• **WORK TO BE COMPLETED**
Extract the lines of the material below, beginning with the first and ending with the line that holds "return (H - B - yp) / ph". Skip every picture.

• **DATA PROVIDED**
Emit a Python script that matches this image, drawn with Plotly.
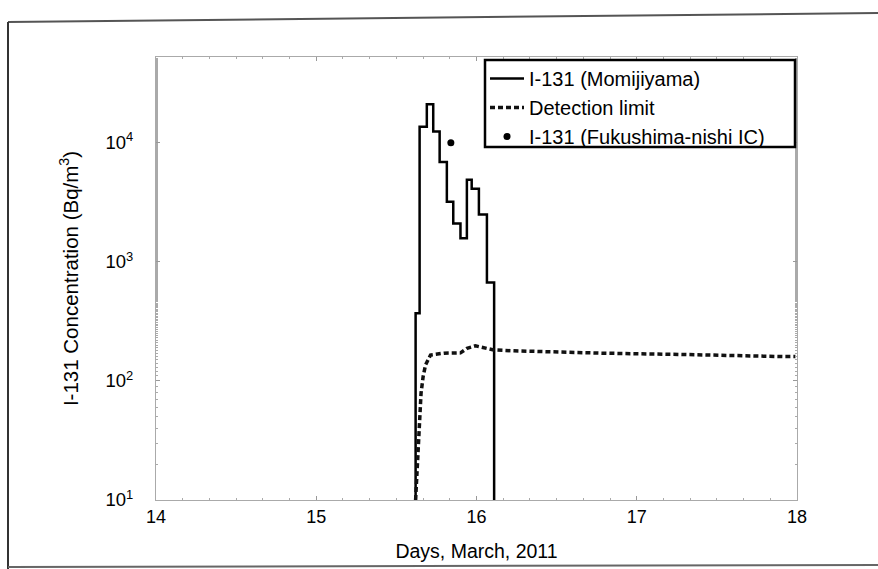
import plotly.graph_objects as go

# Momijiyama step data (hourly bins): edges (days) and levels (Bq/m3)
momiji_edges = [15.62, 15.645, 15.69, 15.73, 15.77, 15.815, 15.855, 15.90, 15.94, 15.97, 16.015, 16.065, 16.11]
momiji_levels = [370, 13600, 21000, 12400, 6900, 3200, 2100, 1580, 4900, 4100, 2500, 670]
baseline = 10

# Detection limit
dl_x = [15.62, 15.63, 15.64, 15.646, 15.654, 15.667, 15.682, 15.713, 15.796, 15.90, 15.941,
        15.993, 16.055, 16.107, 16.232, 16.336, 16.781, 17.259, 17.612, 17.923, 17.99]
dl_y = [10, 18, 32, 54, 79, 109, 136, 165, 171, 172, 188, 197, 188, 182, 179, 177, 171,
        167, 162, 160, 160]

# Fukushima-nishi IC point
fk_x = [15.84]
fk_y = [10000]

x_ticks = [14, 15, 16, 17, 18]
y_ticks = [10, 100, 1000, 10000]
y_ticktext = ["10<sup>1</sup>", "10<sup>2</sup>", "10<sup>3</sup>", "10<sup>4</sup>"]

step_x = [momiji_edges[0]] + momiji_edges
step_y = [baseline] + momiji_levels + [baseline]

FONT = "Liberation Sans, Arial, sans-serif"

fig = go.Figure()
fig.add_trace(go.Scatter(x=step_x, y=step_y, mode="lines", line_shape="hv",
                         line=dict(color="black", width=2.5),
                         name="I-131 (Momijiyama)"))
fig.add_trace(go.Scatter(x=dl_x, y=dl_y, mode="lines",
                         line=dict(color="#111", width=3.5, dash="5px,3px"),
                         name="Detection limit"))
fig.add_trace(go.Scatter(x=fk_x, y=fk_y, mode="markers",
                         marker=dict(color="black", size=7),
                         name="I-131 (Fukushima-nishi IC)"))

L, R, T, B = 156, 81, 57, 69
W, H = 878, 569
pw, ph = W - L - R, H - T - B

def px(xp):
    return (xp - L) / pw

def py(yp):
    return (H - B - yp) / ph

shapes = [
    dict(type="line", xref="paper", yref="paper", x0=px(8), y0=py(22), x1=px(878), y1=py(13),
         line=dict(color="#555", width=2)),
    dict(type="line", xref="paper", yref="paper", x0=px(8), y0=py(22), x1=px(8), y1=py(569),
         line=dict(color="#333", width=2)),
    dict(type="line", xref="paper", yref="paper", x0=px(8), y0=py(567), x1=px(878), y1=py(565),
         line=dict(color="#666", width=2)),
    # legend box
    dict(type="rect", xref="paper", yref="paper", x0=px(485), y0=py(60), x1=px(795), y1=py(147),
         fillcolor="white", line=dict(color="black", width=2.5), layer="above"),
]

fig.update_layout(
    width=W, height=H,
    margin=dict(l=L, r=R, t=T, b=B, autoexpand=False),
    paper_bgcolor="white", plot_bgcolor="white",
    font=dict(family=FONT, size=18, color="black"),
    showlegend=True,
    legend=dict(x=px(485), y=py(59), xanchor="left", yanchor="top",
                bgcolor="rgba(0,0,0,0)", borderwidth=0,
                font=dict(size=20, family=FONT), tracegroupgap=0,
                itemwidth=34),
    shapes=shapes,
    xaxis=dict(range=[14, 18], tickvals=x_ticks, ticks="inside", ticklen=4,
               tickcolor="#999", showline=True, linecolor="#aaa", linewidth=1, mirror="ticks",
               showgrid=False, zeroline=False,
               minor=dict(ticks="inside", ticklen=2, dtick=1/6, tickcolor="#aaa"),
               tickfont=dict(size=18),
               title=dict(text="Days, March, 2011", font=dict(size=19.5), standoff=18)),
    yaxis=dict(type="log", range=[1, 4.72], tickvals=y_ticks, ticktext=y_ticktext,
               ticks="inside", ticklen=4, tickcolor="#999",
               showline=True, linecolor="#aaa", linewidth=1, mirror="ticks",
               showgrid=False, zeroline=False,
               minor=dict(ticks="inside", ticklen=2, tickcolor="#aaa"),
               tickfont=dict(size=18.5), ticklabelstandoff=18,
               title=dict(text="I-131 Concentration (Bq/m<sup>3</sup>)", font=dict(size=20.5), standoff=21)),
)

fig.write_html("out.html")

• **OUTPUT FOR THIS EXERCISE**
Emit a Python script that matches this image, drawn with Plotly.
import plotly.graph_objects as go

# Momijiyama step data (hourly bins): edges (days) and levels (Bq/m3)
momiji_edges = [15.62, 15.645, 15.69, 15.73, 15.77, 15.815, 15.855, 15.90, 15.94, 15.97, 16.015, 16.065, 16.11]
momiji_levels = [370, 13600, 21000, 12400, 6900, 3200, 2100, 1580, 4900, 4100, 2500, 670]
baseline = 10

# Detection limit
dl_x = [15.62, 15.63, 15.64, 15.646, 15.654, 15.667, 15.682, 15.713, 15.796, 15.90, 15.941,
        15.993, 16.055, 16.107, 16.232, 16.336, 16.781, 17.259, 17.612, 17.923, 17.99]
dl_y = [10, 18, 32, 54, 79, 109, 136, 165, 171, 172, 188, 197, 188, 182, 179, 177, 171,
        167, 162, 160, 160]

# Fukushima-nishi IC point
fk_x = [15.84]
fk_y = [10000]

x_ticks = [14, 15, 16, 17, 18]
y_ticks = [10, 100, 1000, 10000]
y_ticktext = ["10<sup>1</sup>", "10<sup>2</sup>", "10<sup>3</sup>", "10<sup>4</sup>"]

step_x = [momiji_edges[0]] + momiji_edges
step_y = [baseline] + momiji_levels + [baseline]

FONT = "Liberation Sans, Arial, sans-serif"

fig = go.Figure()
fig.add_trace(go.Scatter(x=step_x, y=step_y, mode="lines", line_shape="hv",
                         line=dict(color="black", width=2.5),
                         name="I-131 (Momijiyama)"))
fig.add_trace(go.Scatter(x=dl_x, y=dl_y, mode="lines",
                         line=dict(color="#111", width=3.5, dash="5px,3px"),
                         name="Detection limit"))
fig.add_trace(go.Scatter(x=fk_x, y=fk_y, mode="markers",
                         marker=dict(color="black", size=7),
                         name="I-131 (Fukushima-nishi IC)"))

L, R, T, B = 156, 81, 57, 69
W, H = 878, 569
pw, ph = W - L - R, H - T - B

def px(xp):
    return (xp - L) / pw

def py(yp):
    return (H - B - yp) / ph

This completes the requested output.